If you’re thinking of moving to the San Jose area, or Silicon Valley, you probably have a lot of questions:
- What’s the climate like?
- How’s the crime?
- Are people friendly?
- Is there anything fun and interesting to do?
- What is the local culture?
- Could I be happy there?
- How is the cost of living?
- Are the schools good?
This blog will attempt to help with these kinds of questions – and others. I invite you to email me your questions and concerns so they can be addressed here!

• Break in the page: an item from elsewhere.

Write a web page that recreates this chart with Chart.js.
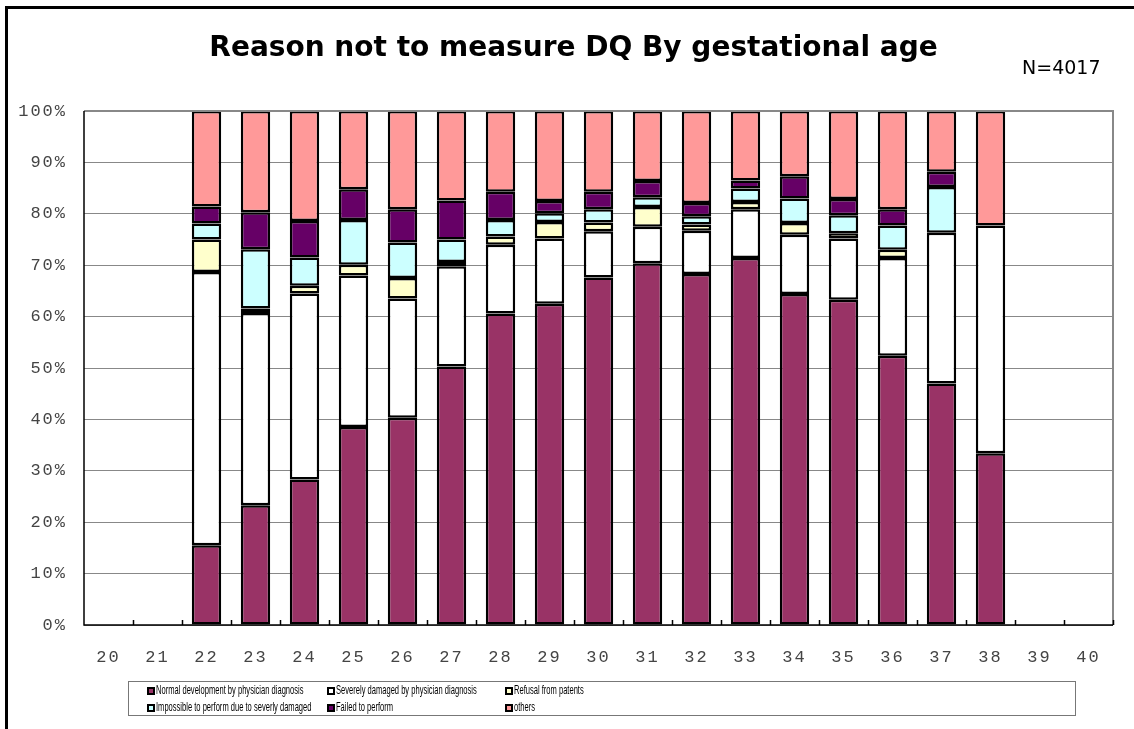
<!DOCTYPE html>
<html>
<head>
<meta charset="utf-8">
<script src="https://cdn.jsdelivr.net/npm/chart.js@4.4.1/dist/chart.umd.min.js"></script>
<style>
  html, body { margin: 0; padding: 0; background: #fff; }
  #wrap { position: relative; width: 1134px; height: 729px; overflow: hidden; }
  #frame { position: absolute; left: 5px; top: 6px; width: 1140px; height: 740px;
           border-left: 3px solid #000; border-top: 3px solid #000; }
  #grafico { position: absolute; left: 0; top: 0; }
  #titolo { position: absolute; left: 0; top: 29px; width: 1147px; text-align: center;
            font: bold 28px "DejaVu Sans", Verdana, sans-serif; line-height: 36px; color: #000; }
  #enne { position: absolute; left: 1022px; top: 56px; font: 19px "DejaVu Sans", Tahoma, sans-serif; color: #000; }
  #legenda { position: absolute; left: 128px; top: 681px; width: 948px; height: 35px;
             border: 1px solid #777; box-sizing: border-box; }
  .marca { position: absolute; width: 8px; height: 8px; border: 2px solid #000; box-sizing: border-box; }
  .voce { position: absolute; white-space: nowrap; font: 13.5px "Liberation Sans", Arial, sans-serif;
          line-height: 16px; transform: scaleX(0.56); transform-origin: left center; color: #000; }
</style>
</head>
<body>
<div id="wrap">
  <div id="frame"></div>
  <canvas id="grafico" width="1134" height="729"></canvas>
  <div id="titolo">Reason not to measure DQ By gestational age</div>
  <div id="enne">N=4017</div>
  <div id="legenda"></div>
</div>
<script>
// settimane di gestazione
var ages = ['20','21','22','23','24','25','26','27','28','29','30','31','32','33','34','35','36','37','38','39','40'];

// percentuali (%)
var normal     = [null,null,15.5,23.3,28.3,38.5,40.3,50.3,60.6,62.5,67.6,70.4,68.3,71.4,64.4,63.3,52.4,47.0,33.4,null,null];
var severe     = [null,null,53.2,37.4,36.2,29.5,23.2,19.5,13.4,12.7, 9.0, 7.1, 8.4, 9.5,11.5,11.9,19.0,29.3,44.3,null,null];
var refusal    = [null,null, 6.3, 0.9, 1.5, 2.1, 4.0, 0.8, 1.6, 3.2, 1.7, 3.8, 1.2, 1.4, 2.3, 1.0, 1.6,null,null,null,null];
var impossible = [null,null, 3.1,11.5, 5.5, 8.7, 6.9, 4.4, 3.2, 1.7, 2.6, 1.9, 1.6, 2.6, 4.8, 3.5, 4.7, 8.9,null,null,null];
var failed     = [null,null, 3.3, 7.2, 7.1, 6.0, 6.5, 7.6, 5.5, 2.4, 3.4, 3.2, 2.6, 1.6, 4.3, 3.2, 3.2, 3.0,null,null,null];
var others     = [null,null,18.6,19.7,21.4,15.2,19.1,17.4,15.7,17.5,15.7,13.6,17.9,13.5,12.7,17.1,19.1,11.8,22.3,null,null];

var seriesNames = ['Normal development by physician diagnosis', 'Severely damaged by physician diagnosis',
  'Refusal from patents', 'Impossible to perform due to severly damaged', 'Failed to perform', 'others'];
var seriesColors = ['#993366', '#FFFFFF', '#FFFFCC', '#CCFFFF', '#660066', '#FF9999'];
var seriesData = [normal, severe, refusal, impossible, failed, others];

var yTicks = [0, 10, 20, 30, 40, 50, 60, 70, 80, 90, 100];

var datasets = [];
for (var i = 0; i < seriesData.length; i++) {
  datasets.push({
    label: seriesNames[i],
    data: seriesData[i],
    backgroundColor: seriesColors[i],
    borderColor: '#000',
    borderWidth: 2.5,
    borderSkipped: false,
    categoryPercentage: 1.0,
    barPercentage: 0.6
  });
}

// legenda html a tre colonne
var colX = [18, 198, 376];
var rowY = [4, 21];
var order = [[0, 0], [1, 0], [2, 0], [0, 1], [1, 1], [2, 1]];
var leg = document.getElementById('legenda');
for (var j = 0; j < seriesNames.length; j++) {
  var m = document.createElement('div');
  m.className = 'marca';
  m.style.left = colX[order[j][0]] + 'px';
  m.style.top = (rowY[order[j][1]] + 1) + 'px';
  m.style.background = seriesColors[j];
  leg.appendChild(m);
  var d = document.createElement('div');
  d.className = 'voce';
  d.style.left = (colX[order[j][0]] + 9) + 'px';
  d.style.top = (rowY[order[j][1]] - 4) + 'px';
  d.textContent = seriesNames[j];
  leg.appendChild(d);
}

// cornice dell'area del grafico e tacche sull'asse x
var cornice = {
  id: 'cornice',
  beforeDraw: function (chart) { chart.ctx.letterSpacing = '2px'; },
  afterDraw: function (chart) {
    var ctx = chart.ctx;
    var a = chart.chartArea;
    ctx.save();
    ctx.letterSpacing = '0px';
    ctx.lineWidth = 2;
    ctx.strokeStyle = '#888';
    ctx.beginPath();
    ctx.moveTo(a.left, a.top);
    ctx.lineTo(a.right, a.top);
    ctx.lineTo(a.right, a.bottom);
    ctx.stroke();
    ctx.strokeStyle = '#000';
    ctx.lineWidth = 1.5;
    ctx.beginPath();
    ctx.moveTo(a.left, a.top);
    ctx.lineTo(a.left, a.bottom);
    ctx.lineTo(a.right, a.bottom);
    var step = (a.right - a.left) / ages.length;
    for (var k = 1; k <= ages.length; k++) {
      var x = Math.round(a.left + k * step) + 0.5;
      ctx.moveTo(x, a.bottom);
      ctx.lineTo(x, a.bottom - 5);
    }
    ctx.stroke();
    ctx.restore();
  }
};

var ctx = document.getElementById('grafico').getContext('2d');
var grafico = new Chart(ctx, {
  type: 'bar',
  data: { labels: ages, datasets: datasets },
  options: {
    responsive: false,
    animation: false,
    layout: { padding: { left: 0, top: 111, right: 21, bottom: 64 } },
    plugins: { legend: { display: false }, title: { display: false }, tooltip: { enabled: false } },
    scales: {
      x: {
        stacked: true,
        grid: { display: false },
        border: { display: false },
        ticks: { color: '#444', padding: 14, font: { family: 'Liberation Mono', size: 17 } },
        afterFit: function (s) { s.height = 40; }
      },
      y: {
        stacked: true,
        min: 0,
        max: 100,
        afterBuildTicks: function (s) { s.ticks = yTicks.map(function (v) { return { value: v }; }); },
        grid: { color: '#888', lineWidth: 1, drawTicks: false },
        border: { display: false },
        ticks: {
          color: '#444', padding: 17,
          font: { family: 'Liberation Mono', size: 17 },
          callback: function (v) { return v + '%'; }
        },
        afterFit: function (s) { s.width = 84; }
      }
    }
  },
  plugins: [cornice]
});
</script>
</body>
</html>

Locals to the San Jose area (Silicon Valley, Santa Clara County) know, and newcomers often do not, that we have mico-climates here. Our weather is mild everywhere, of course – we enjoy a “sub tropical climate” where citrus grows and palm trees thrive – but it varies a lot nonetheless.
What kind of variation exists in Santa Clara County’s weather?
Consider that our terrain is shaped somewhat like a funnel with the San Francisco Bay on the wide end, and the two mountain ranges making up the sides of the funnel, narrowing at its base (near Morgan Hill).
Together with our funnel shaped valley, the Pacific Ocean and the San Francisco Bay are the major influencers on our climate. The Santa Cruz Mountains are warmer and wetter than the eastern foothills in winter. The Pacific Ocean brings in the rain, fog and winds pulling storms in from the ocean to the valley. Much of the weather stops at or near the coastal mountains, though, and the influence lessens as you go east such that the east foothills are very, very different from the Santa Cruz Mountains. The areas close to the bay get more breezes than those sheltered by smaller valleys or nooks.
In general, the further south you go (Gilroy, Morgan Hill, Almaden Valley), the warmer it gets. The closer to the bay, the cooler it will be. Areas in smaller valleys in the hills may get mini heat inversions, which trap heat, and will generally be hotter in summer than areas not so protected.